• **Stated goal**: Starting at the first line of the listing below, retype each line up to and including the one that contains "(255,240) rectangle (330,345);". Leave pictures out.

• **Data shown**:
'''

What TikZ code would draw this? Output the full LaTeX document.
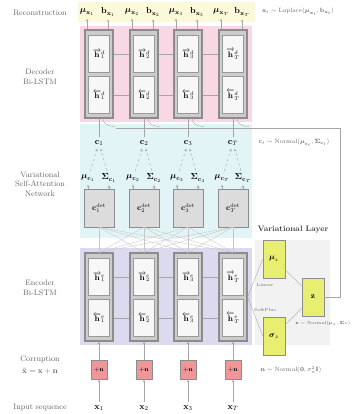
\documentclass[tikz,border=0pt]{standalone}
\usepackage{amsmath,amssymb}
\usepackage{tikz}
\usetikzlibrary{positioning}

\definecolor{reconbg}{RGB}{250,250,218}
\definecolor{decbg}{RGB}{248,216,228}
\definecolor{attbg}{RGB}{226,244,246}
\definecolor{encbg}{RGB}{220,218,238}
\definecolor{varbg}{RGB}{242,242,242}
\definecolor{varfill}{RGB}{232,238,112}
\definecolor{noisefill}{RGB}{238,150,152}
\definecolor{attfill}{RGB}{220,220,220}

\begin{document}
\begin{tikzpicture}[x=0.4mm,y=-0.4mm,>=stealth,
  outerbox/.style={draw=gray!90,line width=1.4pt,fill=gray!40,minimum width=11.2mm,minimum height=35.2mm,inner sep=0},
  cellbox/.style={draw=gray!80,fill=gray!6,minimum width=8.4mm,minimum height=14.8mm,inner sep=0,font=\small},
  attbox/.style={draw=gray!90,fill=attfill,minimum width=12mm,minimum height=15.2mm,inner sep=0,font=\small},
  varbox/.style={draw=gray!90,fill=varfill,minimum width=8.8mm,minimum height=15.2mm,inner sep=0,font=\small},
  noisebox/.style={draw=gray!90,fill=noisefill,minimum width=6.4mm,minimum height=7.6mm,inner sep=0,font=\scriptsize},
  rowlabel/.style={align=center,text=black!60,font=\small},
  distlabel/.style={text=black!60,font=\scriptsize},
  link/.style={draw=gray!70,thin}]
\useasboundingbox (0,0) rectangle (355,414);

% backgrounds
\fill[reconbg] (78,2) rectangle (255,22);
\fill[decbg] (80,26) rectangle (252,122);
\fill[attbg] (80,124) rectangle (252,238);
\fill[encbg] (80,248) rectangle (252,345);
\fill[varbg] (255,240) rectangle (330,345);

% row labels
\node[rowlabel] (lrecon) at (40,13) {Reconstruction};
\node[rowlabel] (ldec) at (40,77) {Decoder\\Bi-LSTM};
\node[rowlabel] (latt) at (40,184) {Variational\\Self-Attention\\Network};
\node[rowlabel] (lenc) at (40,288) {Encoder\\Bi-LSTM};
\node[rowlabel] (lcor) at (40,365) {Corruption\\[3pt]$\tilde{\mathbf{x}}=\mathbf{x}+\mathbf{n}$};
\node[rowlabel] (linp) at (40,408) {Input sequence};

% columns
\foreach \i/\t/\x in {1/1/99,2/2/144,3/3/188,4/T/233} {
  \node (mux\i) at (\x-12,12) {$\boldsymbol{\mu}_{\mathbf{x}_{\t}}$};
  \node (bx\i) at (\x+9,12) {$\mathbf{b}_{\mathbf{x}_{\t}}$};
  \node[outerbox] (dec\i) at (\x,74) {};
  \node[cellbox] (decf\i) at (\x,54) {$\overrightarrow{\mathbf{h}}^{d}_{\t}$};
  \node[cellbox] (decb\i) at (\x,95) {$\overleftarrow{\mathbf{h}}^{d}_{\t}$};
  \node (c\i) at (\x,143) {$\mathbf{c}_{\t}$};
  \node (muc\i) at (\x-11,178) {$\boldsymbol{\mu}_{\mathbf{c}_{\t}}$};
  \node (sigc\i) at (\x+10,178) {$\boldsymbol{\Sigma}_{\mathbf{c}_{\t}}$};
  \node[attbox] (att\i) at (\x,208) {$\mathbf{c}^{\mathrm{det}}_{\t}$};
  \node[outerbox] (enc\i) at (\x,297) {};
  \node[cellbox] (encf\i) at (\x,277) {$\overrightarrow{\mathbf{h}}^{e}_{\t}$};
  \node[cellbox] (encb\i) at (\x,318) {$\overleftarrow{\mathbf{h}}^{e}_{\t}$};
  \node[noisebox] (noise\i) at (\x,370) {$+\mathbf{n}$};
  \node (x\i) at (\x,408) {$\mathbf{x}_{\t}$};
  \draw[link,->] (mux\i |- dec\i.north) -- (mux\i);
  \draw[link,->] (bx\i |- dec\i.north) -- (bx\i);
  \draw[link] (c\i) -- (dec\i);
  \draw[link,->,dashed] (muc\i) -- (c\i);
  \draw[link,->,dashed] (sigc\i) -- (c\i);
  \draw[link,->] (muc\i |- att\i.north) -- (muc\i);
  \draw[link,->] (sigc\i |- att\i.north) -- (sigc\i);
  \draw[link,->] (x\i) -- (noise\i);
  \draw[link,->] (noise\i) -- (enc\i);
}

% recurrent links
\foreach \i/\j in {1/2,2/3,3/4} {
  \draw[link] (dec\i.east |- decf\i) -- (dec\j.west |- decf\j);
  \draw[link] (dec\i.east |- decb\i) -- (dec\j.west |- decb\j);
  \draw[link] (enc\i.east |- encf\i) -- (enc\j.west |- encf\j);
  \draw[link] (enc\i.east |- encb\i) -- (enc\j.west |- encb\j);
}

% attention
\foreach \i in {1,2,3,4}
  \foreach \j in {1,2,3,4}
    \draw[link,draw=gray!45] (enc\i.north) -- (att\j.south);

% variational layer
\node[font=\small\bfseries,text=black!75] (vartitle) at (293,230) {Variational Layer};
\node[varbox] (muz) at (274,259) {$\boldsymbol{\mu}_{z}$};
\node[varbox] (sigz) at (274,336) {$\boldsymbol{\sigma}_{z}$};
\node[varbox] (z) at (313,297) {$\mathbf{z}$};
\draw[link] (enc4.east) -- (muz.west);
\draw[link] (enc4.east) -- (sigz.west);
\node[font=\tiny,text=black!60] (linear) at (265,285) {Linear};
\node[font=\tiny,text=black!60] (softplus) at (265,310) {SoftPlus};
\draw[link] (muz) -- (z);
\draw[link] (sigz) -- (z);
\coordinate (zbus) at (340,128);
\coordinate (zend) at (116,128);
\draw[link] (z.east) -| (zbus) -- (zend);
\foreach \i in {1,2,3,4}
  \draw[link] ([xshift=1.6mm]dec\i.south) to[out=-90,in=180] ++(12,8);

% distributions
\node[distlabel] (xdist) at (298,12) {$\mathbf{x}_t\sim\mathrm{Laplace}(\boldsymbol{\mu}_{\mathbf{x}_t},\mathbf{b}_{\mathbf{x}_t})$};
\node[distlabel] (cdist) at (294,143) {$\mathbf{c}_t\sim\mathrm{Normal}(\boldsymbol{\mu}_{\mathbf{c}_t},\boldsymbol{\Sigma}_{\mathbf{c}_t})$};
\node[distlabel,font=\tiny] (zdist) at (323,323) {$\mathbf{z}\sim\mathrm{Normal}(\boldsymbol{\mu}_{z},\boldsymbol{\Sigma}_{z})$};
\node[distlabel] (ndist) at (291,370) {$\mathbf{n}\sim\mathrm{Normal}(\mathbf{0},\sigma_n^2\mathbf{I})$};
\end{tikzpicture}
\end{document}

'''

• **Response to this exercise**:
What TikZ code would draw this? Output the full LaTeX document.
\documentclass[tikz,border=0pt]{standalone}
\usepackage{amsmath,amssymb}
\usepackage{tikz}
\usetikzlibrary{positioning}

\definecolor{reconbg}{RGB}{250,250,218}
\definecolor{decbg}{RGB}{248,216,228}
\definecolor{attbg}{RGB}{226,244,246}
\definecolor{encbg}{RGB}{220,218,238}
\definecolor{varbg}{RGB}{242,242,242}
\definecolor{varfill}{RGB}{232,238,112}
\definecolor{noisefill}{RGB}{238,150,152}
\definecolor{attfill}{RGB}{220,220,220}

\begin{document}
\begin{tikzpicture}[x=0.4mm,y=-0.4mm,>=stealth,
  outerbox/.style={draw=gray!90,line width=1.4pt,fill=gray!40,minimum width=11.2mm,minimum height=35.2mm,inner sep=0},
  cellbox/.style={draw=gray!80,fill=gray!6,minimum width=8.4mm,minimum height=14.8mm,inner sep=0,font=\small},
  attbox/.style={draw=gray!90,fill=attfill,minimum width=12mm,minimum height=15.2mm,inner sep=0,font=\small},
  varbox/.style={draw=gray!90,fill=varfill,minimum width=8.8mm,minimum height=15.2mm,inner sep=0,font=\small},
  noisebox/.style={draw=gray!90,fill=noisefill,minimum width=6.4mm,minimum height=7.6mm,inner sep=0,font=\scriptsize},
  rowlabel/.style={align=center,text=black!60,font=\small},
  distlabel/.style={text=black!60,font=\scriptsize},
  link/.style={draw=gray!70,thin}]
\useasboundingbox (0,0) rectangle (355,414);

% backgrounds
\fill[reconbg] (78,2) rectangle (255,22);
\fill[decbg] (80,26) rectangle (252,122);
\fill[attbg] (80,124) rectangle (252,238);
\fill[encbg] (80,248) rectangle (252,345);
\fill[varbg] (255,240) rectangle (330,345);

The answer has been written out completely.